■ **Task brief**
The line containing "(0,0) rectangle (1080,600);" marks the end: extract everything from the first line of the data through that line, exactly, with no pictures.
--- Begin ---
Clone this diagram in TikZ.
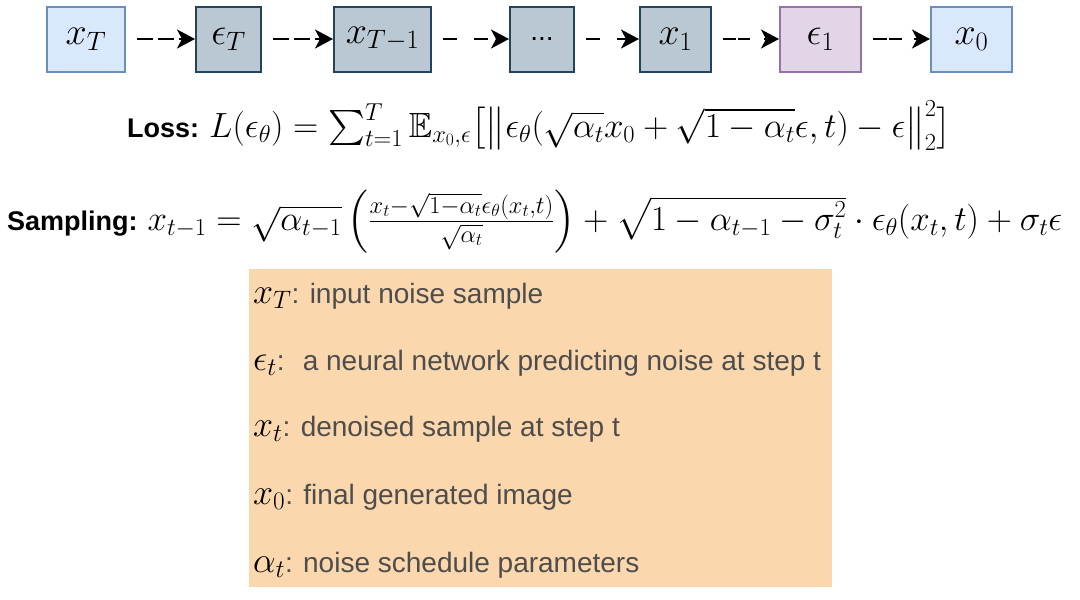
\RequirePackage{fix-cm}
\documentclass[tikz,border=0pt]{standalone}
\usepackage{amsmath}
\usepackage{amssymb}
\usepackage[no-math]{fontspec}
\setmainfont{Liberation Sans}
\usetikzlibrary{arrows.meta,positioning}
\definecolor{blue1}{HTML}{DAE8FC}
\definecolor{blue2}{HTML}{6C8EBF}
\definecolor{gray1}{HTML}{BAC8D3}
\definecolor{gray2}{HTML}{23445D}
\definecolor{purple1}{HTML}{E1D5E7}
\definecolor{purple2}{HTML}{9673A6}
\definecolor{orange1}{HTML}{FAD7AC}
\definecolor{text1}{HTML}{4D4D4D}
\newcommand{\legmath}[1]{{\color{black}\fontsize{36}{40}\selectfont$#1$}}

\begin{document}
\begin{tikzpicture}[x=1pt, y=-1pt,
    box/.style={draw, line width=2pt, minimum height=65pt, inner sep=0pt, font=\fontsize{38}{44}\selectfont},
    flow/.style={line width=2pt, shorten <=11pt, -{Stealth[length=18pt, width=19pt, inset=5pt]}},
    formula/.style={anchor=base west, inner sep=0pt, font=\fontsize{35}{40}\selectfont},
    item/.style={anchor=base west, inner sep=0pt, text=text1, font=\fontsize{28}{32}\selectfont}]
    \useasboundingbox (0,0) rectangle (1080,600);

    \node[box, fill=blue1, draw=blue2, minimum width=78pt] (xT) at (86,39) {$x_T$};
    \node[box, fill=gray1, draw=gray2, minimum width=65pt] (epsT) at (228.5,39) {$\epsilon_T$};
    \node[box, fill=gray1, draw=gray2, minimum width=97pt] (xTm) at (382.5,39) {$x_{T-1}$};
    \node[box, fill=gray1, draw=gray2, minimum width=64pt] (dots) at (542,39) {\fontsize{28}{32}\selectfont ...};
    \node[box, fill=gray1, draw=gray2, minimum width=71pt] (x1) at (675.5,39) {$x_1$};
    \node[box, fill=purple1, draw=purple2, minimum width=81pt] (eps1) at (820.5,39) {$\epsilon_1$};
    \node[box, fill=blue1, draw=blue2, minimum width=81pt] (x0) at (971.5,39) {$x_0$};

    \draw[flow, dash pattern=on 16pt off 5pt] (xT) -- (epsT);
    \draw[flow, dash pattern=on 16pt off 5pt] (epsT) -- (xTm);
    \draw[flow, dash pattern=on 14pt off 17pt] (xTm) -- (dots);
    \draw[flow, dash pattern=on 14pt off 17pt] (dots) -- (x1);
    \draw[flow, dash pattern=on 13pt off 2pt on 12pt off 14pt] (x1) -- (eps1);
    \draw[flow, dash pattern=on 14pt off 2pt on 13pt off 12pt] (eps1) -- (x0);

    \node[formula] (loss) at (127,137)
        {{\fontsize{27}{30}\selectfont\bfseries Loss: }$L(\epsilon_\theta) = \sum_{t=1}^{T} \mathbb{E}_{x_0,\epsilon}\bigl[\bigl\|\epsilon_\theta(\sqrt{\alpha_t}x_0+\sqrt{1-\alpha_t}\epsilon,t)-\epsilon\bigr\|_2^2\bigr]$};
    \node[formula] (sampling) at (7,230)
        {{\fontsize{27}{30}\selectfont\bfseries Sampling: }$x_{t-1} = \sqrt{\alpha_{t-1}}\left(\frac{x_t-\sqrt{1-\alpha_t}\epsilon_\theta(x_t,t)}{\sqrt{\alpha_t}}\right) + \sqrt{1-\alpha_{t-1}-\sigma_t^2}\cdot\epsilon_\theta(x_t,t)+\sigma_t\epsilon$};

    \node[fill=orange1, minimum width=583pt, minimum height=318pt, inner sep=0pt] (legend) at (540.5,428) {};
    \node[item] (legxT) at (253,303) {\legmath{x_T}: input noise sample};
    \node[item] (legeps) at (253,370) {\legmath{\epsilon_t}:~ a neural network predicting noise at step t};
    \node[item] (legxt) at (253,436) {\legmath{x_t}: denoised sample at step t};
    \node[item] (legx0) at (253,504) {\legmath{x_0}: final generated image};
    \node[item] (legalpha) at (253,572) {\legmath{\alpha_t}: noise schedule parameters};
\end{tikzpicture}
\end{document}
--- End ---
■ **Completed task**
Clone this diagram in TikZ.
\RequirePackage{fix-cm}
\documentclass[tikz,border=0pt]{standalone}
\usepackage{amsmath}
\usepackage{amssymb}
\usepackage[no-math]{fontspec}
\setmainfont{Liberation Sans}
\usetikzlibrary{arrows.meta,positioning}
\definecolor{blue1}{HTML}{DAE8FC}
\definecolor{blue2}{HTML}{6C8EBF}
\definecolor{gray1}{HTML}{BAC8D3}
\definecolor{gray2}{HTML}{23445D}
\definecolor{purple1}{HTML}{E1D5E7}
\definecolor{purple2}{HTML}{9673A6}
\definecolor{orange1}{HTML}{FAD7AC}
\definecolor{text1}{HTML}{4D4D4D}
\newcommand{\legmath}[1]{{\color{black}\fontsize{36}{40}\selectfont$#1$}}

\begin{document}
\begin{tikzpicture}[x=1pt, y=-1pt,
    box/.style={draw, line width=2pt, minimum height=65pt, inner sep=0pt, font=\fontsize{38}{44}\selectfont},
    flow/.style={line width=2pt, shorten <=11pt, -{Stealth[length=18pt, width=19pt, inset=5pt]}},
    formula/.style={anchor=base west, inner sep=0pt, font=\fontsize{35}{40}\selectfont},
    item/.style={anchor=base west, inner sep=0pt, text=text1, font=\fontsize{28}{32}\selectfont}]
    \useasboundingbox (0,0) rectangle (1080,600);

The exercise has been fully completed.